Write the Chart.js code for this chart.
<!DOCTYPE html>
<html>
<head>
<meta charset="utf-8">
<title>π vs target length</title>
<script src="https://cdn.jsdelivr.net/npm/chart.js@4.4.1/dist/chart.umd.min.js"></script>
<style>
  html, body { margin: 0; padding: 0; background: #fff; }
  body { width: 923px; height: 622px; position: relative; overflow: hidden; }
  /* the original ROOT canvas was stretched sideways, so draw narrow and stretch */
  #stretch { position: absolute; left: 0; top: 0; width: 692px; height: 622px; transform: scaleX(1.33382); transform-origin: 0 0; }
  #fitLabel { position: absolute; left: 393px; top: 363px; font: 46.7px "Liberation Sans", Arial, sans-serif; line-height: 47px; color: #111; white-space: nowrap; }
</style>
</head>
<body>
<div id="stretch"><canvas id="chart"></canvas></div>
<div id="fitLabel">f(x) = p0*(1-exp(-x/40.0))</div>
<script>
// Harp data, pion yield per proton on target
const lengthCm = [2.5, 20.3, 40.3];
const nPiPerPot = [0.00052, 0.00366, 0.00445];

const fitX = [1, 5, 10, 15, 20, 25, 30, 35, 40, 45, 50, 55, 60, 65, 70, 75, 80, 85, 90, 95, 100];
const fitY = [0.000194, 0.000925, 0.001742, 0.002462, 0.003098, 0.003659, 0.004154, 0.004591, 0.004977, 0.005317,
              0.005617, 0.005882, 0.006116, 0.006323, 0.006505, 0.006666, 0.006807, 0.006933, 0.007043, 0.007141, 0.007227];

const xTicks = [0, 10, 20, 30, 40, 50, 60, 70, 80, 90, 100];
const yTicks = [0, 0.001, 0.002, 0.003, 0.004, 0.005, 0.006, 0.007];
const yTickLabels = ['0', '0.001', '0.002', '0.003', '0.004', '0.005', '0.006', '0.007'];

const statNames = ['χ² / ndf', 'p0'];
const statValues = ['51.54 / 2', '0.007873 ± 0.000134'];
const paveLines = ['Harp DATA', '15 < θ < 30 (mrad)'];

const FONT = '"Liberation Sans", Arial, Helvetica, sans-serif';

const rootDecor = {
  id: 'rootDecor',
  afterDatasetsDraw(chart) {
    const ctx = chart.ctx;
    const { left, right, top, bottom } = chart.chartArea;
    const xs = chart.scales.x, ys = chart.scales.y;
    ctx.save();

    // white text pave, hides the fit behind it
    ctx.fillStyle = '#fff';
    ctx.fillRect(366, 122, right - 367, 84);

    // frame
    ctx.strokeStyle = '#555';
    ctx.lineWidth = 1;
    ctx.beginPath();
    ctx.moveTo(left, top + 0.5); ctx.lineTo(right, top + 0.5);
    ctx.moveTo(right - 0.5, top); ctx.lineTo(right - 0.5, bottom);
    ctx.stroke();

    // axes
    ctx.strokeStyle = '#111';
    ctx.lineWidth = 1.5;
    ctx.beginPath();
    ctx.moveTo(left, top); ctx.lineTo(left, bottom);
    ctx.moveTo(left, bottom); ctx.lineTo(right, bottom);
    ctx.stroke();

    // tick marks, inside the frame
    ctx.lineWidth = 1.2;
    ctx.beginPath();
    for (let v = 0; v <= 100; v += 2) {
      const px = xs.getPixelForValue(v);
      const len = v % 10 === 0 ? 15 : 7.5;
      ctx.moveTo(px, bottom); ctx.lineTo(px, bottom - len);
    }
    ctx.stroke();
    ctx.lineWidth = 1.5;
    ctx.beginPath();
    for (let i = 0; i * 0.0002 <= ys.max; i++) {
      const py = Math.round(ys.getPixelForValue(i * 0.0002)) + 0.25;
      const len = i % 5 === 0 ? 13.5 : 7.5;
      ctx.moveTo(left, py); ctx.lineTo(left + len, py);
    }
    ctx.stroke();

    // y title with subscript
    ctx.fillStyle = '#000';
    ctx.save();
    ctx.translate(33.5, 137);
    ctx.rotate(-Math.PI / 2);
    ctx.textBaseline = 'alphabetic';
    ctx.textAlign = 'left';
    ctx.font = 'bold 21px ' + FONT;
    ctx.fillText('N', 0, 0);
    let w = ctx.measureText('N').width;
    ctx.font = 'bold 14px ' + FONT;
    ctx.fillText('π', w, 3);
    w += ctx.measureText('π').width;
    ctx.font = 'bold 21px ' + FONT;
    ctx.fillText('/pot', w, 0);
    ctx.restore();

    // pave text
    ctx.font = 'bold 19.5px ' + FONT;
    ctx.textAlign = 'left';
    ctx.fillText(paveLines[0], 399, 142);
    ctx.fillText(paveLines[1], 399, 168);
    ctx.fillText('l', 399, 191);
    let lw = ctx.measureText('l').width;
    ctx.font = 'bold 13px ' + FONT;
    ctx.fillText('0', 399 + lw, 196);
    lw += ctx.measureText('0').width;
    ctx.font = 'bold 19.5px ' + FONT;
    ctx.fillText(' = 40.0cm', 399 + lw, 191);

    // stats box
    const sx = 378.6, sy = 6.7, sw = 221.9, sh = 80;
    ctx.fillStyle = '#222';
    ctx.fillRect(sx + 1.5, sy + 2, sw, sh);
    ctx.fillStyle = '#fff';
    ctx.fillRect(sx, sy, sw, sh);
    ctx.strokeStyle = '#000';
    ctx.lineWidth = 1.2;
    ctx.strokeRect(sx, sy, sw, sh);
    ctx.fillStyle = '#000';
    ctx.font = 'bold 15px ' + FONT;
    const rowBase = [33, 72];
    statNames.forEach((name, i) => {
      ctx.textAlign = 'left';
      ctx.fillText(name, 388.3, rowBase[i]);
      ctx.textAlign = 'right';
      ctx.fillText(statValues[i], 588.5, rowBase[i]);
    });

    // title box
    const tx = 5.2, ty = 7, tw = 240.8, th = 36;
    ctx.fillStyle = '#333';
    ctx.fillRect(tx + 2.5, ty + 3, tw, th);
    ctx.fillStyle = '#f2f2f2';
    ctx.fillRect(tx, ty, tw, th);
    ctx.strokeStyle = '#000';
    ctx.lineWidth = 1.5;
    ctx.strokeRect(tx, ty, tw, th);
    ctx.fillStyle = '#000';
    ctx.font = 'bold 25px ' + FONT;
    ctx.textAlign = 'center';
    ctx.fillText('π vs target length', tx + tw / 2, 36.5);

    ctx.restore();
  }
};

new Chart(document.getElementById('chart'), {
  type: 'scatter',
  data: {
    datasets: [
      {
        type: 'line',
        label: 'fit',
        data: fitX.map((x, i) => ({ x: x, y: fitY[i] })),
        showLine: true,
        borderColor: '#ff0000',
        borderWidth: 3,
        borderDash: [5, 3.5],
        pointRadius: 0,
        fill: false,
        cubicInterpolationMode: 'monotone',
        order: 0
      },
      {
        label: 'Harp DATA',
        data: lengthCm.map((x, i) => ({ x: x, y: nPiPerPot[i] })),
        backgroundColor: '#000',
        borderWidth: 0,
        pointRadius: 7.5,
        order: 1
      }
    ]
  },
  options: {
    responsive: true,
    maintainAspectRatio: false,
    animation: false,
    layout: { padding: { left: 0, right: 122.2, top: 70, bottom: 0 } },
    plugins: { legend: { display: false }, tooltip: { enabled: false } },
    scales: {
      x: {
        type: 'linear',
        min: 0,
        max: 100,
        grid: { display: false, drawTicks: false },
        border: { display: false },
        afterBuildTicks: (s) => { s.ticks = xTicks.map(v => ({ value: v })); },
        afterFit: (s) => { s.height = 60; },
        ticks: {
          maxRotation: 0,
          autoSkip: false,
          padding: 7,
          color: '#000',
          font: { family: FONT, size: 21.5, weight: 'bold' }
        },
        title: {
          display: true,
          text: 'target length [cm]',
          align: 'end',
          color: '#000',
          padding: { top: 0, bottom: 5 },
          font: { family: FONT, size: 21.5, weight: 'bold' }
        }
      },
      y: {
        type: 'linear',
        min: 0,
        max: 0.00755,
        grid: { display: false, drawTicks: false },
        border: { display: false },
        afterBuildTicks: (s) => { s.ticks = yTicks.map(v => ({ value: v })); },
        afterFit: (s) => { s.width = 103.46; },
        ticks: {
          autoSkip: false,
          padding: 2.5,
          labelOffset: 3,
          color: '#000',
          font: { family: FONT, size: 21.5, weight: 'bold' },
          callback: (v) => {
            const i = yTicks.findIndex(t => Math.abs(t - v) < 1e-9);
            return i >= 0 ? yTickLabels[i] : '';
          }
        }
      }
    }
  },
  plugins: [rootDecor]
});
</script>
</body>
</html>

------------------------------------------------

§ Problem to work on: Only the lines from the start of the data to the line holding "0.007043, 0.007141, 0.007227];" are wanted; return them exactly, both ends included.

§ Answer to this task:
Write the Chart.js code for this chart.
<!DOCTYPE html>
<html>
<head>
<meta charset="utf-8">
<title>π vs target length</title>
<script src="https://cdn.jsdelivr.net/npm/chart.js@4.4.1/dist/chart.umd.min.js"></script>
<style>
  html, body { margin: 0; padding: 0; background: #fff; }
  body { width: 923px; height: 622px; position: relative; overflow: hidden; }
  /* the original ROOT canvas was stretched sideways, so draw narrow and stretch */
  #stretch { position: absolute; left: 0; top: 0; width: 692px; height: 622px; transform: scaleX(1.33382); transform-origin: 0 0; }
  #fitLabel { position: absolute; left: 393px; top: 363px; font: 46.7px "Liberation Sans", Arial, sans-serif; line-height: 47px; color: #111; white-space: nowrap; }
</style>
</head>
<body>
<div id="stretch"><canvas id="chart"></canvas></div>
<div id="fitLabel">f(x) = p0*(1-exp(-x/40.0))</div>
<script>
// Harp data, pion yield per proton on target
const lengthCm = [2.5, 20.3, 40.3];
const nPiPerPot = [0.00052, 0.00366, 0.00445];

const fitX = [1, 5, 10, 15, 20, 25, 30, 35, 40, 45, 50, 55, 60, 65, 70, 75, 80, 85, 90, 95, 100];
const fitY = [0.000194, 0.000925, 0.001742, 0.002462, 0.003098, 0.003659, 0.004154, 0.004591, 0.004977, 0.005317,
              0.005617, 0.005882, 0.006116, 0.006323, 0.006505, 0.006666, 0.006807, 0.006933, 0.007043, 0.007141, 0.007227];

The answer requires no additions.